Goal: From the entries below, copy every line where the string "this" appears.

──────

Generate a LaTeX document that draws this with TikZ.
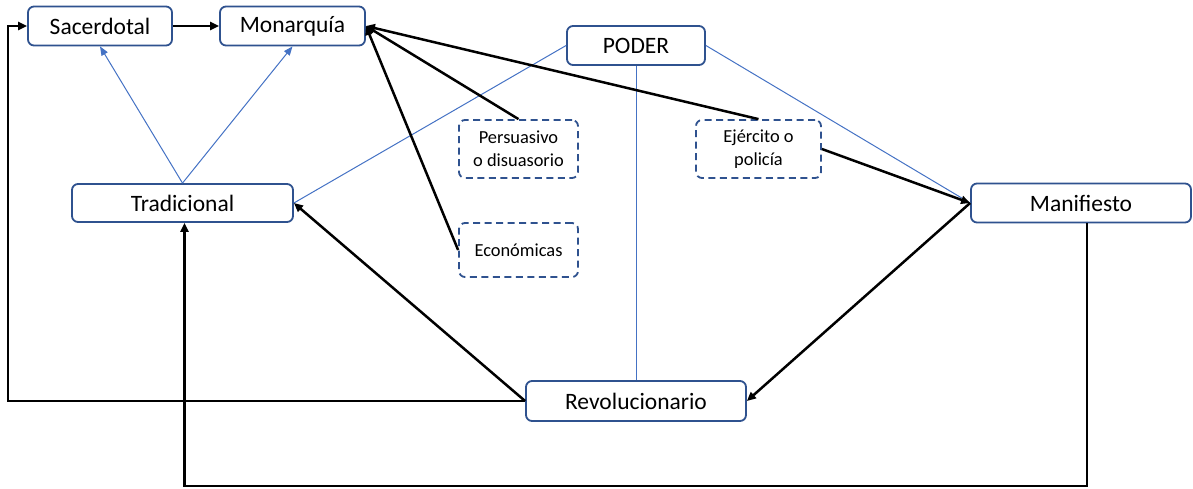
\documentclass[tikz,border=0pt]{standalone}
\usepackage{fontspec}
\setmainfont{Carlito}
\usetikzlibrary{arrows.meta}
\definecolor{boxblue}{HTML}{2F528F}
\definecolor{lineblue}{HTML}{4472C4}
\begin{document}
\begin{tikzpicture}[x=1pt,y=-1pt,
  box/.style={draw=boxblue, line width=1.8pt, rounded corners=6pt, fill=white, inner sep=0pt,
    font=\fontsize{23.5}{28}\selectfont},
  dbox/.style={box, dash pattern=on 7pt off 4.5pt, align=center,
    font=\fontsize{18.4}{23}\selectfont},
  blk/.style={line width=2.5pt, -{Triangle[length=9pt,width=8pt]}},
  blu/.style={draw=lineblue, line width=1pt},
  bluarr/.style={blu, -{Triangle[length=9pt,width=7pt]}}
]
\useasboundingbox (0,0) rectangle (1193,488);
\node[box, minimum width=144pt, minimum height=39pt] (sac) at (100,26) {Sacerdotal};
\node[box, minimum width=145pt, minimum height=39pt] (mon) at (292.5,26) {Monarquía};
\node[box, minimum width=138pt, minimum height=39pt] (pod) at (636,45.5) {PODER};
\node[dbox, minimum width=119pt, minimum height=58pt] (per) at (518.5,149) {Persuasivo\\o disuasorio};
\node[dbox, minimum width=125pt, minimum height=58pt] (eje) at (758.5,149) {Ejército o\\policía};
\node[dbox, minimum width=119pt, minimum height=54pt] (eco) at (518.5,250) {Económicas};
\node[box, minimum width=221pt, minimum height=38pt] (tra) at (182.5,203) {Tradicional};
\node[box, minimum width=220pt, minimum height=39pt] (man) at (1081,203) {Manifiesto};
\node[box, minimum width=220pt, minimum height=40pt] (rev) at (636,401) {Revolucionario};
\coordinate (lft) at (8,401);
\coordinate (bot) at (1087,486);
% blue thin
\draw[bluarr] (tra.north) -- (sac.south);
\draw[bluarr] (tra.north) -- (mon.south);
\draw[blu] (pod.west) -- (tra.east);
\draw[blu] (pod.east) -- (man.west);
\draw[blu] (pod.south) -- (rev.north);
% black
\draw[blk] (sac.east) -- (mon.west);
\draw[blk] (per.north) -- (mon.east);
\draw[blk] (eje.north) -- (mon.east);
\draw[blk] (eco.west) -- (mon.east);
\draw[blk] (eje.east) -- (man.west);
\draw[blk] (man.west) -- (rev.east);
\draw[blk] (rev.west) -- (tra.east);
\draw[blk] (rev.west) -- (lft) |- (sac.west);
\draw[blk] ([xshift=6pt]man.south) -- ([xshift=6pt]man.south |- bot) -| ([xshift=2pt]tra.south);
\end{tikzpicture}
\end{document}
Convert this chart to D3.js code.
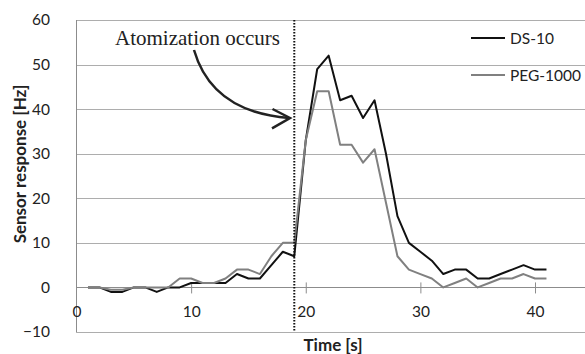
<!DOCTYPE html>
<html>
<head>
<meta charset="utf-8">
<script src="https://cdn.jsdelivr.net/npm/d3@7"></script>
<style>
  html, body { margin: 0; padding: 0; background: #fff; }
  svg { display: block; }
</style>
</head>
<body>
<svg id="chart" width="585" height="354"></svg>
<script>
// Sensor response over time for two formulations
const time = d3.range(1, 42);
const ds10 = [0, 0, -1, -1, 0, 0, -1, 0, 0, 1, 1, 1, 1, 3, 2, 2, 5, 8, 7, 33,
  49, 52, 42, 43, 38, 42, 30, 16, 10, 8, 6, 3, 4, 4, 2, 2, 3, 4, 5, 4, 4];
const peg1000 = [0, 0, -0.5, -0.5, 0, 0, 0, 0, 2, 2, 1, 1, 2, 4, 4, 3, 7, 10, 10, 33,
  44, 44, 32, 32, 28, 31, 19, 7, 4, 3, 2, 0, 1, 2, 0, 1, 2, 2, 3, 2, 2];
const seriesNames = ["DS-10", "PEG-1000"];
const seriesColors = ["#111111", "#808080"];
const xTicks = [0, 10, 20, 30, 40];
const yTicks = [-10, 0, 10, 20, 30, 40, 50, 60];
const atomizationTime = 19;

const svg = d3.select("#chart");
const plotLeft = 76.5, plotRight = 585, plotTop = 20, plotBottom = 332;

const x = d3.scaleLinear().domain([0, 40]).range([plotLeft, 535]);
const y = d3.scaleLinear().domain([-10, 60]).range([plotBottom, plotTop]);

const labelFont = "Lato, 'Open Sans', sans-serif";

// horizontal gridlines
svg.append("g")
  .selectAll("line")
  .data(yTicks)
  .join("line")
  .attr("x1", plotLeft).attr("x2", plotRight)
  .attr("y1", d => Math.round(y(d)) + 0.5).attr("y2", d => Math.round(y(d)) + 0.5)
  .attr("stroke", d => d === 0 ? "#8c8c8c" : "#adadad")
  .attr("stroke-width", 1);

// vertical axis line
svg.append("line")
  .attr("x1", plotLeft).attr("x2", plotLeft)
  .attr("y1", plotTop).attr("y2", plotBottom + 0.5)
  .attr("stroke", "#8c8c8c");

// y tick labels
const yAxis = d3.axisLeft(y).tickValues(yTicks).tickSize(0).tickPadding(0);
const gy = svg.append("g").attr("transform", "translate(50,0)").call(yAxis);
gy.select(".domain").remove();
gy.selectAll("text")
  .attr("font-family", labelFont).attr("font-size", 15.5).attr("fill", "#222");

// x axis on the zero line, ticks crossing it
const xAxis = d3.axisBottom(x).tickValues(xTicks).tickSize(0).tickFormat(d3.format("d"));
const gx = svg.append("g").attr("transform", `translate(0,${y(0)})`).call(xAxis);
gx.select(".domain").remove();
gx.selectAll("text")
  .attr("font-family", labelFont).attr("font-size", 15.5).attr("fill", "#222")
  .attr("dy", 0).attr("y", 30);
gx.selectAll(".tick")
  .filter(d => d !== 0)
  .append("line")
  .attr("y1", -5).attr("y2", 6)
  .attr("stroke", "#8c8c8c");

// axis titles
svg.append("text")
  .attr("x", 333).attr("y", 351)
  .attr("text-anchor", "middle")
  .attr("font-family", labelFont).attr("font-weight", "bold").attr("font-size", 17)
  .attr("fill", "#222")
  .text("Time [s]");

svg.append("text")
  .attr("transform", "translate(26,164) rotate(-90)")
  .attr("text-anchor", "middle")
  .attr("font-family", labelFont).attr("font-weight", "bold").attr("font-size", 17)
  .attr("fill", "#222")
  .text("Sensor response [Hz]");

// series lines
const line = d3.line().x((d, i) => x(time[i])).y(d => y(d));
[ds10, peg1000].forEach((vals, k) => {
  svg.append("path")
    .datum(vals)
    .attr("d", line)
    .attr("fill", "none")
    .attr("stroke", seriesColors[k])
    .attr("stroke-width", 2)
    .attr("stroke-linejoin", "round");
});

// atomization marker
svg.append("line")
  .attr("x1", x(atomizationTime)).attr("x2", x(atomizationTime))
  .attr("y1", plotTop).attr("y2", plotBottom)
  .attr("stroke", "#111").attr("stroke-width", 2)
  .attr("stroke-dasharray", "1.5,1.5");

svg.append("text")
  .attr("x", 115).attr("y", 45)
  .attr("font-family", "'Liberation Serif', 'Times New Roman', serif")
  .attr("font-size", 21).attr("fill", "#222")
  .text("Atomization occurs");

svg.append("path")
  .attr("d", "M194,50 Q212,112 289,118")
  .attr("fill", "none").attr("stroke", "#222").attr("stroke-width", 2.5);
svg.append("path")
  .attr("d", "M272.5,109 L290,118 L272,128.3")
  .attr("fill", "none").attr("stroke", "#222").attr("stroke-width", 2.5);

// legend
const legend = svg.append("g");
seriesNames.forEach((name, k) => {
  const ly = 38 + k * 37;
  legend.append("line")
    .attr("x1", 471).attr("x2", 505).attr("y1", ly).attr("y2", ly)
    .attr("stroke", seriesColors[k]).attr("stroke-width", 2);
  legend.append("text")
    .attr("x", 510).attr("y", ly).attr("dy", "0.36em")
    .attr("font-family", labelFont).attr("font-size", 15.5).attr("fill", "#222")
    .text(name);
});
</script>
</body>
</html>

──────

The response:
Generate a LaTeX document that draws this with TikZ.
Convert this chart to D3.js code.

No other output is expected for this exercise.